• _Material provided_:
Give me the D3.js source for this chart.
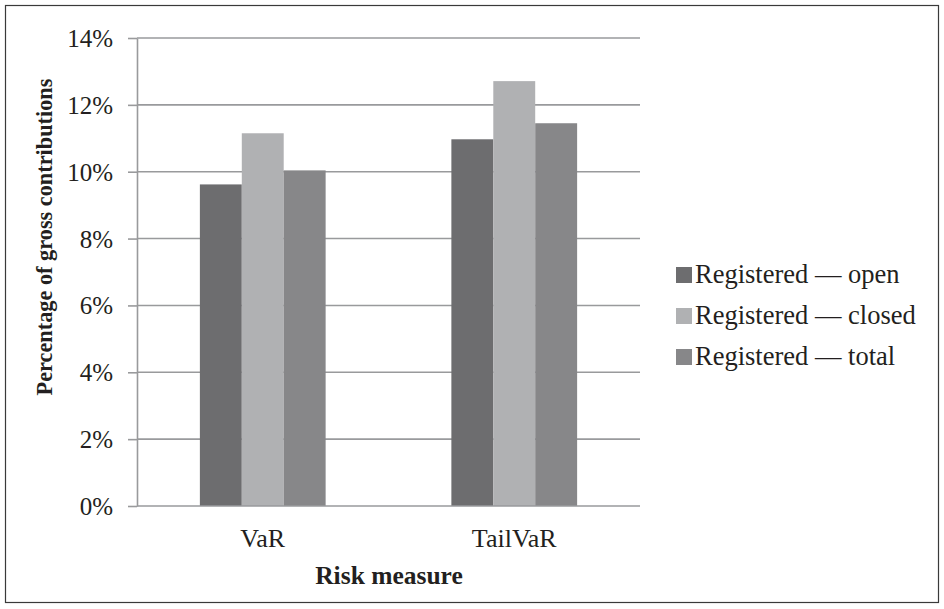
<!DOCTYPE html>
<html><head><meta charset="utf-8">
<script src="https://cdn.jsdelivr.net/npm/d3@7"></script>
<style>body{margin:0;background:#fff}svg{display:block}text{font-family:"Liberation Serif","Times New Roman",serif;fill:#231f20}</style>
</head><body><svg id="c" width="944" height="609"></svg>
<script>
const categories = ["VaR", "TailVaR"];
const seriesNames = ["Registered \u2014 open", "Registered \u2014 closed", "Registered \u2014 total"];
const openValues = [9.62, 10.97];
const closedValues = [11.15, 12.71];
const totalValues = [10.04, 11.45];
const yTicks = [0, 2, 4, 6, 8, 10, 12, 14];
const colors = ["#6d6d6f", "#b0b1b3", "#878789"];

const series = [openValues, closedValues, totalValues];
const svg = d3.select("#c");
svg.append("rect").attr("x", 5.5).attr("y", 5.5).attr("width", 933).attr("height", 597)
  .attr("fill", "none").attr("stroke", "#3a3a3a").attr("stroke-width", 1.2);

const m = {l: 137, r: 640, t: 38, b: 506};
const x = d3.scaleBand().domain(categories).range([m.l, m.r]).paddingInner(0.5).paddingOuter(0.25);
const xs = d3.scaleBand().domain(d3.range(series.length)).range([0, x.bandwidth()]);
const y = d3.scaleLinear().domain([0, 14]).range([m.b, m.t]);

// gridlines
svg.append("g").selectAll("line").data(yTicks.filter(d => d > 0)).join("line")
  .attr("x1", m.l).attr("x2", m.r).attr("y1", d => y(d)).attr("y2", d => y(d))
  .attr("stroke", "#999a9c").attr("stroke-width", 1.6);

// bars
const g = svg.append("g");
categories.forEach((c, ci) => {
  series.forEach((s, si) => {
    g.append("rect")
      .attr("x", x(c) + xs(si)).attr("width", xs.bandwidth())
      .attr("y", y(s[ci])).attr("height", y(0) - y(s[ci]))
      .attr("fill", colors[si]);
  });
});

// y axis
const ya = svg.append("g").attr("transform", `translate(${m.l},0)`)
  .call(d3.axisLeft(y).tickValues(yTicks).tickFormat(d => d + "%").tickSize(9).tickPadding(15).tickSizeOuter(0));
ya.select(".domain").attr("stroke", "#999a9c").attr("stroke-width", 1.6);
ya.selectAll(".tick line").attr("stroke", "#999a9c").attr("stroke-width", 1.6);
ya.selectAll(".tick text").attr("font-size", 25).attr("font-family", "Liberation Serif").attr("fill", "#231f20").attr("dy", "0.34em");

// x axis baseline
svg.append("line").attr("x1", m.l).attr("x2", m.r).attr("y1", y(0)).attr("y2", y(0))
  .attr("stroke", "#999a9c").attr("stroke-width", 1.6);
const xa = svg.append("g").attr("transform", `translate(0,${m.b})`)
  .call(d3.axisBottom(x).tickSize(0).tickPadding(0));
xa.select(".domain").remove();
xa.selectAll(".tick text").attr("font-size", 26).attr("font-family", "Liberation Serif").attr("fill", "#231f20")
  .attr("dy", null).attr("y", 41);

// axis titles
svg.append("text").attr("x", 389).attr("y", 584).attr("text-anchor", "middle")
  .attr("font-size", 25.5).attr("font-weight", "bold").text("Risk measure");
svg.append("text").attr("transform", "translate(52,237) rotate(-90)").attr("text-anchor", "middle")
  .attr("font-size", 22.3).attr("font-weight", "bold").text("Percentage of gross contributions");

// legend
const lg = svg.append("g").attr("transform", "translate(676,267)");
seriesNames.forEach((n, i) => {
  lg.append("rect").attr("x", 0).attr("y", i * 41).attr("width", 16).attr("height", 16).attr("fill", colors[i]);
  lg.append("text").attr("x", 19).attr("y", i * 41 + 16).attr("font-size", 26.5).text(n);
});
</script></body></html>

==

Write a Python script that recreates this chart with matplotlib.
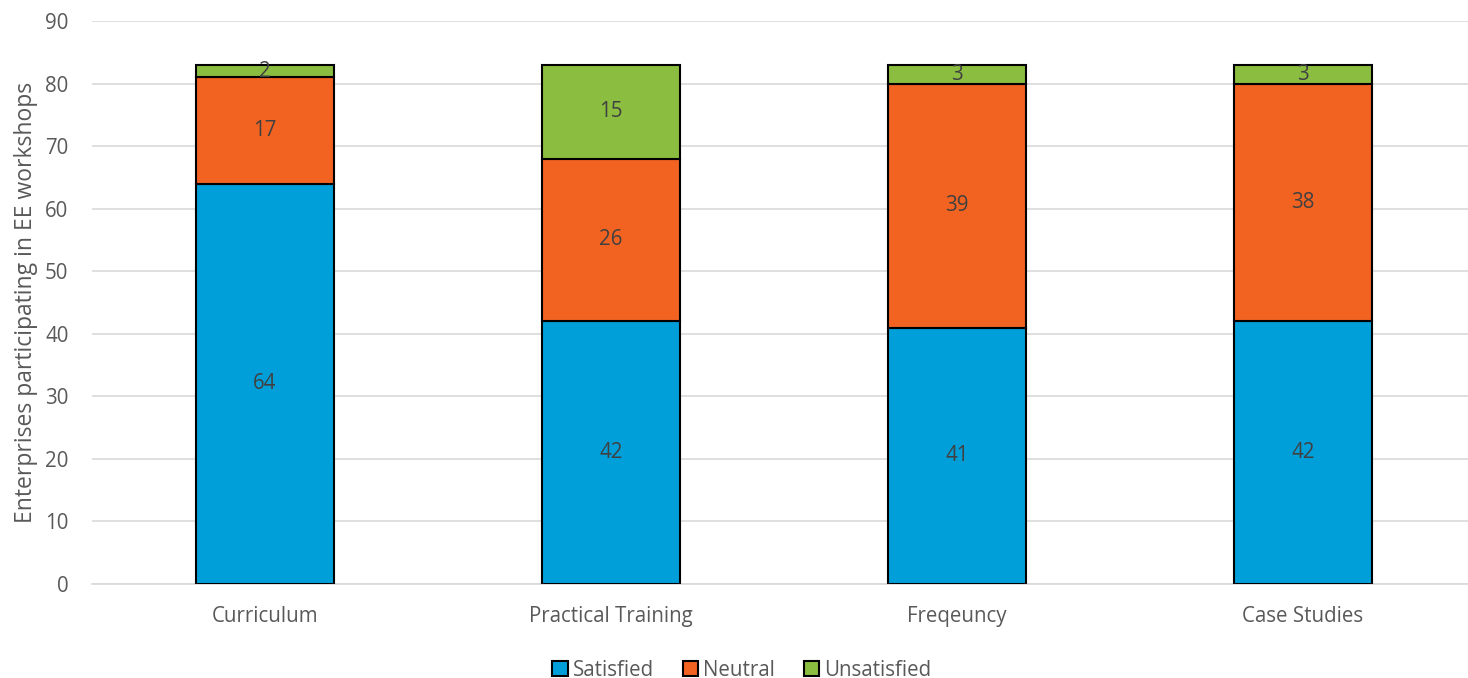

• _Task statement_:
Find the lines above that contain the word "script" and collect them.

• _Correct answer_:
<script src="https://cdn.jsdelivr.net/npm/d3@7"></script>
<script>
</script></body></html>
Write a Python script that recreates this chart with matplotlib.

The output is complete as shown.